▶ **Your goal**
For this exercise, repeat all of the material verbatim apart from its images.

▶ **Data section**
— BEGIN —

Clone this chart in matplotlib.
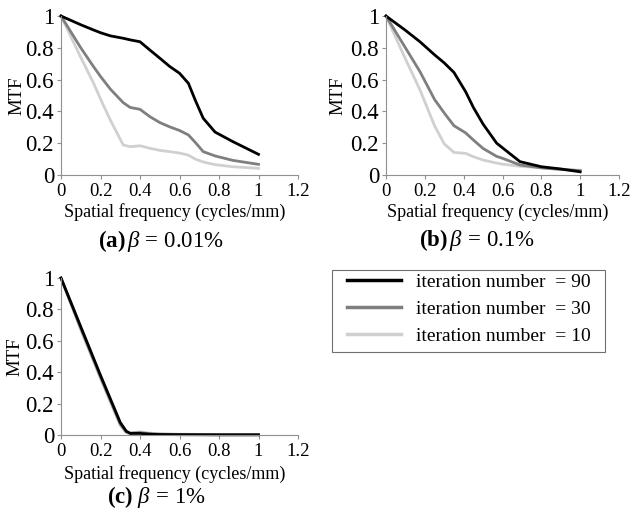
import matplotlib
matplotlib.use("Agg")
import matplotlib.pyplot as plt
from matplotlib.lines import Line2D
from matplotlib.patches import Rectangle

plt.rcParams['font.family'] = ['Liberation Serif', 'DejaVu Serif']
plt.rcParams['mathtext.fontset'] = 'custom'
plt.rcParams['mathtext.it'] = 'Liberation Serif:italic'
plt.rcParams['mathtext.rm'] = 'Liberation Serif'
plt.rcParams['mathtext.bf'] = 'Liberation Serif:bold'

# data
freq_a = [0, 0.1, 0.165, 0.2, 0.25, 0.315, 0.35, 0.4, 0.45, 0.5, 0.55, 0.6, 0.645, 0.68, 0.72, 0.78, 0.87, 1.0]
a_90 = [1, 0.945, 0.912, 0.895, 0.875, 0.86, 0.85, 0.838, 0.786, 0.735, 0.683, 0.64, 0.577, 0.47, 0.357, 0.27, 0.21, 0.13]
a_30 = [1, 0.8, 0.681, 0.62, 0.54, 0.455, 0.425, 0.413, 0.367, 0.33, 0.303, 0.28, 0.252, 0.205, 0.147, 0.12, 0.092, 0.067]
a_10 = [1, 0.74, 0.577, 0.478, 0.345, 0.189, 0.178, 0.184, 0.168, 0.155, 0.147, 0.138, 0.125, 0.1, 0.082, 0.065, 0.052, 0.042]

freq_b = [0, 0.1, 0.175, 0.25, 0.3, 0.35, 0.41, 0.45, 0.5, 0.57, 0.6, 0.69, 0.8, 0.9, 1.0]
b_90 = [1, 0.91, 0.838, 0.756, 0.705, 0.645, 0.524, 0.425, 0.32, 0.2, 0.171, 0.084, 0.052, 0.038, 0.02]
b_30 = [1, 0.8, 0.65, 0.475, 0.39, 0.31, 0.265, 0.22, 0.167, 0.117, 0.105, 0.063, 0.045, 0.035, 0.027]
b_10 = [1, 0.73, 0.535, 0.31, 0.196, 0.142, 0.136, 0.115, 0.094, 0.075, 0.068, 0.055, 0.045, 0.037, 0.03]

freq_c = [0, 0.1, 0.2, 0.3, 0.33, 0.35, 0.4, 0.45, 0.5, 0.6, 0.8, 1.0]
c_90 = [1, 0.69, 0.38, 0.08, 0.025, 0.01, 0.01, 0.005, 0.003, 0.002, 0.001, 0.001]
c_30 = [1, 0.68, 0.37, 0.07, 0.02, 0.012, 0.015, 0.008, 0.005, 0.003, 0.002, 0.002]
c_10 = [1, 0.67, 0.36, 0.06, 0.015, 0.012, 0.02, 0.012, 0.008, 0.005, 0.003, 0.003]

labels = ['iteration number  = 90', 'iteration number  = 30', 'iteration number  = 10']
colors = ['#000000', '#7f7f7f', '#d0d0d0']

W, H = 632, 514
fig = plt.figure(figsize=(W / 100, H / 100), dpi=100)

def px(x0, y0, x1, y1):
    # pixel box (left, top of y=1, right of 1.2, y=0) to figure fraction
    return [x0 / W, 1 - y1 / H, (x1 - x0) / W, (y1 - y0) / H]

panels = [
    (px(61, 16, 298, 175), freq_a, [a_90, a_30, a_10], r'$\mathbf{(a)}\,\beta\,=\,0.01\%$', (161, 241), 37, -44),
    (px(386, 16, 619, 175), freq_b, [b_90, b_30, b_10], r'$\mathbf{(b)}\,\beta\,=\,0.1\%$', (477, 240), 37, -48),
    (px(61, 278, 298, 435), freq_c, [c_90, c_30, c_10], r'$\mathbf{(c)}\ \beta\,=\,1\%$', (156, 497), 39, -46),
]

for rect, fx, series, title, tpos, xl_off, yl_off in panels:
    ax = fig.add_axes(rect)
    hpx = rect[3] * H
    wpx = rect[2] * W
    # draw light first so dark stays on top
    for ys, col in zip(series[::-1], colors[::-1]):
        ax.plot(fx, ys, color=col, lw=2.0, clip_on=False, solid_joinstyle='round')
    ax.set_xlim(0, 1.2)
    ax.set_ylim(0, 1)
    ax.set_xticks([0, 0.2, 0.4, 0.6, 0.8, 1, 1.2])
    ax.set_xticklabels(['0', '0.2', '0.4', '0.6', '0.8', '1', '1.2'])
    ax.set_yticks([0, 0.2, 0.4, 0.6, 0.8, 1])
    ax.set_yticklabels(['0', '0.2', '0.4', '0.6', '0.8', '1'])
    for s in ['top', 'right']:
        ax.spines[s].set_visible(False)
    for s in ['left', 'bottom']:
        ax.spines[s].set_color('#909090')
        ax.spines[s].set_linewidth(0.8)
    ax.tick_params(colors='#909090', labelcolor='black', length=3, width=0.8, pad=2)
    ax.tick_params(axis='x', labelsize=13.5, pad=3)
    ax.tick_params(axis='y', labelsize=16.5)
    ax.set_xlabel('Spatial frequency (cycles/mm)', fontsize=13, va='center')
    ax.xaxis.set_label_coords(0.48, -xl_off / hpx)
    ax.set_ylabel('MTF', fontsize=13.5, va='center')
    ax.yaxis.set_label_coords(yl_off / wpx, 0.5)
    # panel caption
    fig.text(tpos[0] / W, 1 - tpos[1] / H, title, fontsize=16.5, ha='center', va='center')

# legend box
fig.patches.append(Rectangle((332 / W, 1 - 352 / H), 273 / W, 82 / H, transform=fig.transFigure,
                             fill=False, edgecolor='#707070', lw=0.8))
handles = [Line2D([], [], color=c, lw=2.5) for c in colors]
leg = fig.legend(handles, labels, loc='upper left', bbox_to_anchor=(347 / W, 1 - 273 / H),
                 fontsize=14, frameon=False, handlelength=2.8, borderpad=0, borderaxespad=0,
                 labelspacing=0.5, handletextpad=0.75)

fig.savefig('out.png', dpi=100)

— END —

▶ **Full answer**
Clone this chart in matplotlib.
import matplotlib
matplotlib.use("Agg")
import matplotlib.pyplot as plt
from matplotlib.lines import Line2D
from matplotlib.patches import Rectangle

plt.rcParams['font.family'] = ['Liberation Serif', 'DejaVu Serif']
plt.rcParams['mathtext.fontset'] = 'custom'
plt.rcParams['mathtext.it'] = 'Liberation Serif:italic'
plt.rcParams['mathtext.rm'] = 'Liberation Serif'
plt.rcParams['mathtext.bf'] = 'Liberation Serif:bold'

# data
freq_a = [0, 0.1, 0.165, 0.2, 0.25, 0.315, 0.35, 0.4, 0.45, 0.5, 0.55, 0.6, 0.645, 0.68, 0.72, 0.78, 0.87, 1.0]
a_90 = [1, 0.945, 0.912, 0.895, 0.875, 0.86, 0.85, 0.838, 0.786, 0.735, 0.683, 0.64, 0.577, 0.47, 0.357, 0.27, 0.21, 0.13]
a_30 = [1, 0.8, 0.681, 0.62, 0.54, 0.455, 0.425, 0.413, 0.367, 0.33, 0.303, 0.28, 0.252, 0.205, 0.147, 0.12, 0.092, 0.067]
a_10 = [1, 0.74, 0.577, 0.478, 0.345, 0.189, 0.178, 0.184, 0.168, 0.155, 0.147, 0.138, 0.125, 0.1, 0.082, 0.065, 0.052, 0.042]

freq_b = [0, 0.1, 0.175, 0.25, 0.3, 0.35, 0.41, 0.45, 0.5, 0.57, 0.6, 0.69, 0.8, 0.9, 1.0]
b_90 = [1, 0.91, 0.838, 0.756, 0.705, 0.645, 0.524, 0.425, 0.32, 0.2, 0.171, 0.084, 0.052, 0.038, 0.02]
b_30 = [1, 0.8, 0.65, 0.475, 0.39, 0.31, 0.265, 0.22, 0.167, 0.117, 0.105, 0.063, 0.045, 0.035, 0.027]
b_10 = [1, 0.73, 0.535, 0.31, 0.196, 0.142, 0.136, 0.115, 0.094, 0.075, 0.068, 0.055, 0.045, 0.037, 0.03]

freq_c = [0, 0.1, 0.2, 0.3, 0.33, 0.35, 0.4, 0.45, 0.5, 0.6, 0.8, 1.0]
c_90 = [1, 0.69, 0.38, 0.08, 0.025, 0.01, 0.01, 0.005, 0.003, 0.002, 0.001, 0.001]
c_30 = [1, 0.68, 0.37, 0.07, 0.02, 0.012, 0.015, 0.008, 0.005, 0.003, 0.002, 0.002]
c_10 = [1, 0.67, 0.36, 0.06, 0.015, 0.012, 0.02, 0.012, 0.008, 0.005, 0.003, 0.003]

labels = ['iteration number  = 90', 'iteration number  = 30', 'iteration number  = 10']
colors = ['#000000', '#7f7f7f', '#d0d0d0']

W, H = 632, 514
fig = plt.figure(figsize=(W / 100, H / 100), dpi=100)

def px(x0, y0, x1, y1):
    # pixel box (left, top of y=1, right of 1.2, y=0) to figure fraction
    return [x0 / W, 1 - y1 / H, (x1 - x0) / W, (y1 - y0) / H]

panels = [
    (px(61, 16, 298, 175), freq_a, [a_90, a_30, a_10], r'$\mathbf{(a)}\,\beta\,=\,0.01\%$', (161, 241), 37, -44),
    (px(386, 16, 619, 175), freq_b, [b_90, b_30, b_10], r'$\mathbf{(b)}\,\beta\,=\,0.1\%$', (477, 240), 37, -48),
    (px(61, 278, 298, 435), freq_c, [c_90, c_30, c_10], r'$\mathbf{(c)}\ \beta\,=\,1\%$', (156, 497), 39, -46),
]

for rect, fx, series, title, tpos, xl_off, yl_off in panels:
    ax = fig.add_axes(rect)
    hpx = rect[3] * H
    wpx = rect[2] * W
    # draw light first so dark stays on top
    for ys, col in zip(series[::-1], colors[::-1]):
        ax.plot(fx, ys, color=col, lw=2.0, clip_on=False, solid_joinstyle='round')
    ax.set_xlim(0, 1.2)
    ax.set_ylim(0, 1)
    ax.set_xticks([0, 0.2, 0.4, 0.6, 0.8, 1, 1.2])
    ax.set_xticklabels(['0', '0.2', '0.4', '0.6', '0.8', '1', '1.2'])
    ax.set_yticks([0, 0.2, 0.4, 0.6, 0.8, 1])
    ax.set_yticklabels(['0', '0.2', '0.4', '0.6', '0.8', '1'])
    for s in ['top', 'right']:
        ax.spines[s].set_visible(False)
    for s in ['left', 'bottom']:
        ax.spines[s].set_color('#909090')
        ax.spines[s].set_linewidth(0.8)
    ax.tick_params(colors='#909090', labelcolor='black', length=3, width=0.8, pad=2)
    ax.tick_params(axis='x', labelsize=13.5, pad=3)
    ax.tick_params(axis='y', labelsize=16.5)
    ax.set_xlabel('Spatial frequency (cycles/mm)', fontsize=13, va='center')
    ax.xaxis.set_label_coords(0.48, -xl_off / hpx)
    ax.set_ylabel('MTF', fontsize=13.5, va='center')
    ax.yaxis.set_label_coords(yl_off / wpx, 0.5)
    # panel caption
    fig.text(tpos[0] / W, 1 - tpos[1] / H, title, fontsize=16.5, ha='center', va='center')

# legend box
fig.patches.append(Rectangle((332 / W, 1 - 352 / H), 273 / W, 82 / H, transform=fig.transFigure,
                             fill=False, edgecolor='#707070', lw=0.8))
handles = [Line2D([], [], color=c, lw=2.5) for c in colors]
leg = fig.legend(handles, labels, loc='upper left', bbox_to_anchor=(347 / W, 1 - 273 / H),
                 fontsize=14, frameon=False, handlelength=2.8, borderpad=0, borderaxespad=0,
                 labelspacing=0.5, handletextpad=0.75)

fig.savefig('out.png', dpi=100)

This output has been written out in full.